__GIVEN TASK__: Carry none of the pictures over; write out the complete data exactly.

__DATA EXCERPT__:
************

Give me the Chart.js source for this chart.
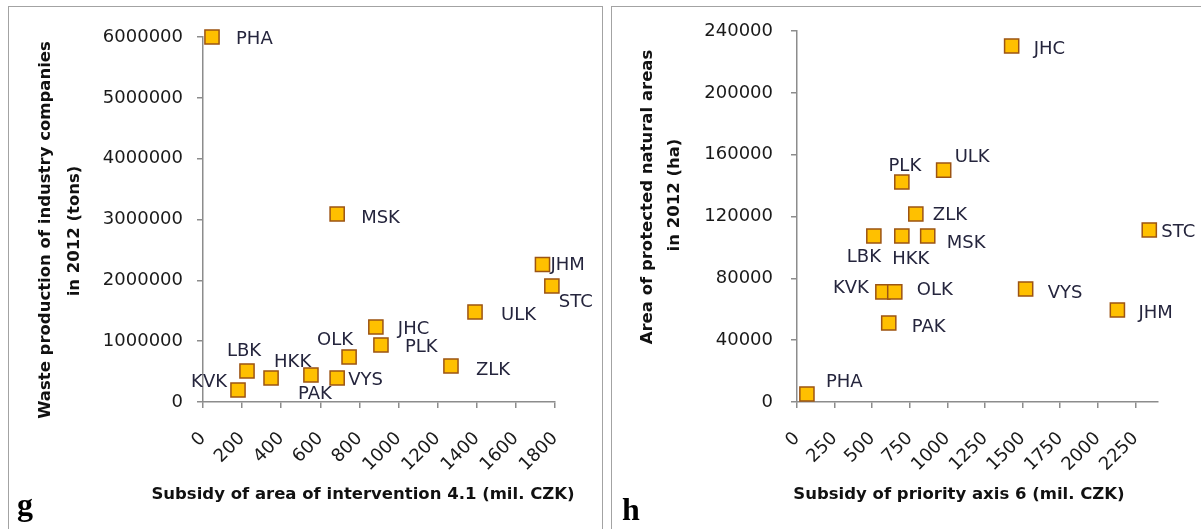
<!DOCTYPE html>
<html>
<head>
<meta charset="utf-8">
<script src="https://cdn.jsdelivr.net/npm/chart.js@4.4.0/dist/chart.umd.min.js"></script>
<style>
  html, body { margin: 0; padding: 0; background: #fff; }
  body { width: 1201px; height: 529px; position: relative; overflow: hidden; font-family: 'DejaVu Sans', sans-serif; }
  .panel { position: absolute; top: 6px; height: 560px; border: 1.5px solid #a3a3a3; box-sizing: border-box; }
  #panelG { left: 8px; width: 595px; }
  #panelH { left: 611px; width: 620px; }
  canvas { position: absolute; top: 0; }
  #chartG { left: 0; }
  #chartH { left: 604px; }
  .title { position: absolute; white-space: nowrap; font-weight: bold; font-size: 16.5px; color: #111; transform: translate(-50%, -50%); }
  .title.vert { transform: translate(-50%, -50%) rotate(-90deg); }
  .letter { position: absolute; font-family: 'Liberation Serif', serif; font-weight: bold; font-size: 32px; line-height: 32px; color: #000; }
</style>
</head>
<body>
<div class="panel" id="panelG"></div>
<div class="panel" id="panelH"></div>
<canvas id="chartG" width="604" height="529"></canvas>
<canvas id="chartH" width="597" height="529"></canvas>

<div class="title vert" style="left:44px; top:230px;">Waste production of industry companies</div>
<div class="title vert" style="left:73px; top:231px;">in 2012 (tons)</div>
<div class="title" style="left:363px; top:493px;">Subsidy of area of intervention 4.1 (mil. CZK)</div>
<div class="letter" style="left:17px; top:488px;">g</div>

<div class="title vert" style="left:646px; top:197px;">Area of protected natural areas</div>
<div class="title vert" style="left:673px; top:195px;">in 2012 (ha)</div>
<div class="title" style="left:959px; top:493px;">Subsidy of priority axis 6 (mil. CZK)</div>
<div class="letter" style="left:622px; top:493px;">h</div>

<script>
'use strict';

// Regions (same order in both panels)
const regions = ['PHA', 'STC', 'JHC', 'PLK', 'KVK', 'ULK', 'LBK', 'HKK', 'PAK', 'VYS', 'JHM', 'OLK', 'ZLK', 'MSK'];

// Panel g: subsidy of area of intervention 4.1 vs. waste production
const subsidy41 = [46, 1784, 884, 910, 179, 1391, 225, 348, 552, 686, 1736, 747, 1268, 686];
const wasteTons = [6000000, 1907000, 1233000, 937000, 197000, 1480000, 510000, 395000, 444000, 395000, 2260000, 740000, 592000, 3090000];

// Panel h: subsidy of priority axis 6 vs. protected natural areas
const subsidy6 = [66, 2342, 1427, 697, 571, 975, 511, 697, 610, 1520, 2130, 650, 790, 869];
const protectedHa = [5200, 111300, 230300, 142300, 71200, 150000, 107400, 107400, 51100, 73100, 59500, 71200, 121600, 107400];

// Label placement next to each square: [dx, dy, textAlign]
const placementG = {
  PHA: [24, 2, 'left'], MSK: [24, 4, 'left'], JHM: [8, 1, 'left'], STC: [7, 16, 'left'],
  ULK: [26, 3, 'left'], JHC: [22, 2, 'left'], PLK: [24, 2, 'left'], OLK: [-14, -17, 'center'],
  ZLK: [25, 4, 'left'], VYS: [11, 2, 'left'], PAK: [4, 19, 'center'], HKK: [3, -16, 'left'],
  LBK: [-3, -20, 'center'], KVK: [-11, -8, 'right']
};
const placementH = {
  PHA: [19, -12, 'left'], JHC: [22, 3, 'left'], ULK: [11, -13, 'left'], PLK: [3, -16, 'center'],
  ZLK: [17, 1, 'left'], LBK: [-10, 21, 'center'], HKK: [9, 23, 'center'], MSK: [19, 7, 'left'],
  KVK: [-14, -4, 'right'], OLK: [22, -2, 'left'], PAK: [23, 4, 'left'], STC: [12, 2, 'left'],
  VYS: [22, 4, 'left'], JHM: [21, 3, 'left']
};

const axisColor = '#8c8c8c';
const textColor = '#1a1a1a';
const fontFamily = "'DejaVu Sans', sans-serif";

// Draws the region code next to each point
const pointLabels = {
  id: 'pointLabels',
  afterDatasetsDraw(chart, args, opts) {
    const ctx = chart.ctx;
    const meta = chart.getDatasetMeta(0);
    ctx.save();
    ctx.font = '18px ' + fontFamily;
    ctx.fillStyle = '#25253d';
    ctx.textBaseline = 'middle';
    meta.data.forEach((pt, i) => {
      const name = regions[i];
      const [dx, dy, align] = opts.placement[name];
      ctx.textAlign = align;
      ctx.fillText(name, pt.x + dx, pt.y + dy);
    });
    ctx.restore();
  }
};

function renderScatter(canvasID, xs, ys, cfg) {
  const points = xs.map((x, i) => ({ x: x, y: ys[i] }));
  const ctx = document.getElementById(canvasID).getContext('2d');
  return new Chart(ctx, {
    type: 'scatter',
    data: {
      datasets: [{
        data: points,
        pointStyle: 'rect',
        pointRadius: 10,
        pointHoverRadius: 10,
        backgroundColor: '#ffc000',
        borderColor: '#9c5414',
        borderWidth: 1.5,
        clip: false
      }]
    },
    options: {
      responsive: false,
      animation: false,
      events: [],
      layout: { padding: { top: cfg.top, right: cfg.right, bottom: 0, left: 0 } },
      plugins: {
        legend: { display: false },
        tooltip: { enabled: false },
        pointLabels: { placement: cfg.placement }
      },
      scales: {
        x: {
          type: 'linear',
          min: 0,
          max: cfg.xMax,
          bounds: 'data',
          afterFit: s => { s.height = 127; },
          // only keep the regular steps (no extra tick at the axis end)
          afterBuildTicks: s => { s.ticks = s.ticks.filter(t => t.value % cfg.xStep === 0); },
          grid: { display: true, drawOnChartArea: false, drawTicks: true, tickLength: 6, color: axisColor, lineWidth: 1.5 },
          border: { display: true, color: axisColor, width: 1.5 },
          ticks: {
            stepSize: cfg.xStep,
            autoSkip: false,
            minRotation: 45,
            maxRotation: 45,
            padding: 20,
            color: textColor,
            font: { family: fontFamily, size: 18 },
            callback: v => String(v)
          }
        },
        y: {
          type: 'linear',
          min: 0,
          max: cfg.yMax,
          afterFit: s => { s.width = cfg.yWidth; },
          grid: { display: true, drawOnChartArea: false, drawTicks: true, tickLength: 6, color: axisColor, lineWidth: 1.5 },
          border: { display: true, color: axisColor, width: 1.5 },
          ticks: {
            stepSize: cfg.yStep,
            padding: cfg.yPad,
            color: textColor,
            font: { family: fontFamily, size: 18 },
            callback: v => String(v)
          }
        }
      }
    },
    plugins: [pointLabels]
  });
}

renderScatter('chartG', subsidy41, wasteTons, {
  xMax: 1800, xStep: 200, yMax: 6000000, yStep: 1000000,
  yWidth: 203, yPad: 14, top: 37, right: 49, placement: placementG
});

renderScatter('chartH', subsidy6, protectedHa, {
  xMax: 2400, xStep: 250, yMax: 240000, yStep: 40000,
  yWidth: 193, yPad: 18, top: 31, right: 43, placement: placementH
});
</script>
</body>
</html>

************

__ANSWER TO THE TASK__:
Give me the Chart.js source for this chart.
<!DOCTYPE html>
<html>
<head>
<meta charset="utf-8">
<script src="https://cdn.jsdelivr.net/npm/chart.js@4.4.0/dist/chart.umd.min.js"></script>
<style>
  html, body { margin: 0; padding: 0; background: #fff; }
  body { width: 1201px; height: 529px; position: relative; overflow: hidden; font-family: 'DejaVu Sans', sans-serif; }
  .panel { position: absolute; top: 6px; height: 560px; border: 1.5px solid #a3a3a3; box-sizing: border-box; }
  #panelG { left: 8px; width: 595px; }
  #panelH { left: 611px; width: 620px; }
  canvas { position: absolute; top: 0; }
  #chartG { left: 0; }
  #chartH { left: 604px; }
  .title { position: absolute; white-space: nowrap; font-weight: bold; font-size: 16.5px; color: #111; transform: translate(-50%, -50%); }
  .title.vert { transform: translate(-50%, -50%) rotate(-90deg); }
  .letter { position: absolute; font-family: 'Liberation Serif', serif; font-weight: bold; font-size: 32px; line-height: 32px; color: #000; }
</style>
</head>
<body>
<div class="panel" id="panelG"></div>
<div class="panel" id="panelH"></div>
<canvas id="chartG" width="604" height="529"></canvas>
<canvas id="chartH" width="597" height="529"></canvas>

<div class="title vert" style="left:44px; top:230px;">Waste production of industry companies</div>
<div class="title vert" style="left:73px; top:231px;">in 2012 (tons)</div>
<div class="title" style="left:363px; top:493px;">Subsidy of area of intervention 4.1 (mil. CZK)</div>
<div class="letter" style="left:17px; top:488px;">g</div>

<div class="title vert" style="left:646px; top:197px;">Area of protected natural areas</div>
<div class="title vert" style="left:673px; top:195px;">in 2012 (ha)</div>
<div class="title" style="left:959px; top:493px;">Subsidy of priority axis 6 (mil. CZK)</div>
<div class="letter" style="left:622px; top:493px;">h</div>

<script>
'use strict';

// Regions (same order in both panels)
const regions = ['PHA', 'STC', 'JHC', 'PLK', 'KVK', 'ULK', 'LBK', 'HKK', 'PAK', 'VYS', 'JHM', 'OLK', 'ZLK', 'MSK'];

// Panel g: subsidy of area of intervention 4.1 vs. waste production
const subsidy41 = [46, 1784, 884, 910, 179, 1391, 225, 348, 552, 686, 1736, 747, 1268, 686];
const wasteTons = [6000000, 1907000, 1233000, 937000, 197000, 1480000, 510000, 395000, 444000, 395000, 2260000, 740000, 592000, 3090000];

// Panel h: subsidy of priority axis 6 vs. protected natural areas
const subsidy6 = [66, 2342, 1427, 697, 571, 975, 511, 697, 610, 1520, 2130, 650, 790, 869];
const protectedHa = [5200, 111300, 230300, 142300, 71200, 150000, 107400, 107400, 51100, 73100, 59500, 71200, 121600, 107400];

// Label placement next to each square: [dx, dy, textAlign]
const placementG = {
  PHA: [24, 2, 'left'], MSK: [24, 4, 'left'], JHM: [8, 1, 'left'], STC: [7, 16, 'left'],
  ULK: [26, 3, 'left'], JHC: [22, 2, 'left'], PLK: [24, 2, 'left'], OLK: [-14, -17, 'center'],
  ZLK: [25, 4, 'left'], VYS: [11, 2, 'left'], PAK: [4, 19, 'center'], HKK: [3, -16, 'left'],
  LBK: [-3, -20, 'center'], KVK: [-11, -8, 'right']
};
const placementH = {
  PHA: [19, -12, 'left'], JHC: [22, 3, 'left'], ULK: [11, -13, 'left'], PLK: [3, -16, 'center'],
  ZLK: [17, 1, 'left'], LBK: [-10, 21, 'center'], HKK: [9, 23, 'center'], MSK: [19, 7, 'left'],
  KVK: [-14, -4, 'right'], OLK: [22, -2, 'left'], PAK: [23, 4, 'left'], STC: [12, 2, 'left'],
  VYS: [22, 4, 'left'], JHM: [21, 3, 'left']
};

const axisColor = '#8c8c8c';
const textColor = '#1a1a1a';
const fontFamily = "'DejaVu Sans', sans-serif";

// Draws the region code next to each point
const pointLabels = {
  id: 'pointLabels',
  afterDatasetsDraw(chart, args, opts) {
    const ctx = chart.ctx;
    const meta = chart.getDatasetMeta(0);
    ctx.save();
    ctx.font = '18px ' + fontFamily;
    ctx.fillStyle = '#25253d';
    ctx.textBaseline = 'middle';
    meta.data.forEach((pt, i) => {
      const name = regions[i];
      const [dx, dy, align] = opts.placement[name];
      ctx.textAlign = align;
      ctx.fillText(name, pt.x + dx, pt.y + dy);
    });
    ctx.restore();
  }
};

function renderScatter(canvasID, xs, ys, cfg) {
  const points = xs.map((x, i) => ({ x: x, y: ys[i] }));
  const ctx = document.getElementById(canvasID).getContext('2d');
  return new Chart(ctx, {
    type: 'scatter',
    data: {
      datasets: [{
        data: points,
        pointStyle: 'rect',
        pointRadius: 10,
        pointHoverRadius: 10,
        backgroundColor: '#ffc000',
        borderColor: '#9c5414',
        borderWidth: 1.5,
        clip: false
      }]
    },
    options: {
      responsive: false,
      animation: false,
      events: [],
      layout: { padding: { top: cfg.top, right: cfg.right, bottom: 0, left: 0 } },
      plugins: {
        legend: { display: false },
        tooltip: { enabled: false },
        pointLabels: { placement: cfg.placement }
      },
      scales: {
        x: {
          type: 'linear',
          min: 0,
          max: cfg.xMax,
          bounds: 'data',
          afterFit: s => { s.height = 127; },
          // only keep the regular steps (no extra tick at the axis end)
          afterBuildTicks: s => { s.ticks = s.ticks.filter(t => t.value % cfg.xStep === 0); },
          grid: { display: true, drawOnChartArea: false, drawTicks: true, tickLength: 6, color: axisColor, lineWidth: 1.5 },
          border: { display: true, color: axisColor, width: 1.5 },
          ticks: {
            stepSize: cfg.xStep,
            autoSkip: false,
            minRotation: 45,
            maxRotation: 45,
            padding: 20,
            color: textColor,
            font: { family: fontFamily, size: 18 },
            callback: v => String(v)
          }
        },
        y: {
          type: 'linear',
          min: 0,
          max: cfg.yMax,
          afterFit: s => { s.width = cfg.yWidth; },
          grid: { display: true, drawOnChartArea: false, drawTicks: true, tickLength: 6, color: axisColor, lineWidth: 1.5 },
          border: { display: true, color: axisColor, width: 1.5 },
          ticks: {
            stepSize: cfg.yStep,
            padding: cfg.yPad,
            color: textColor,
            font: { family: fontFamily, size: 18 },
            callback: v => String(v)
          }
        }
      }
    },
    plugins: [pointLabels]
  });
}

renderScatter('chartG', subsidy41, wasteTons, {
  xMax: 1800, xStep: 200, yMax: 6000000, yStep: 1000000,
  yWidth: 203, yPad: 14, top: 37, right: 49, placement: placementG
});

renderScatter('chartH', subsidy6, protectedHa, {
  xMax: 2400, xStep: 250, yMax: 240000, yStep: 40000,
  yWidth: 193, yPad: 18, top: 31, right: 43, placement: placementH
});
</script>
</body>
</html>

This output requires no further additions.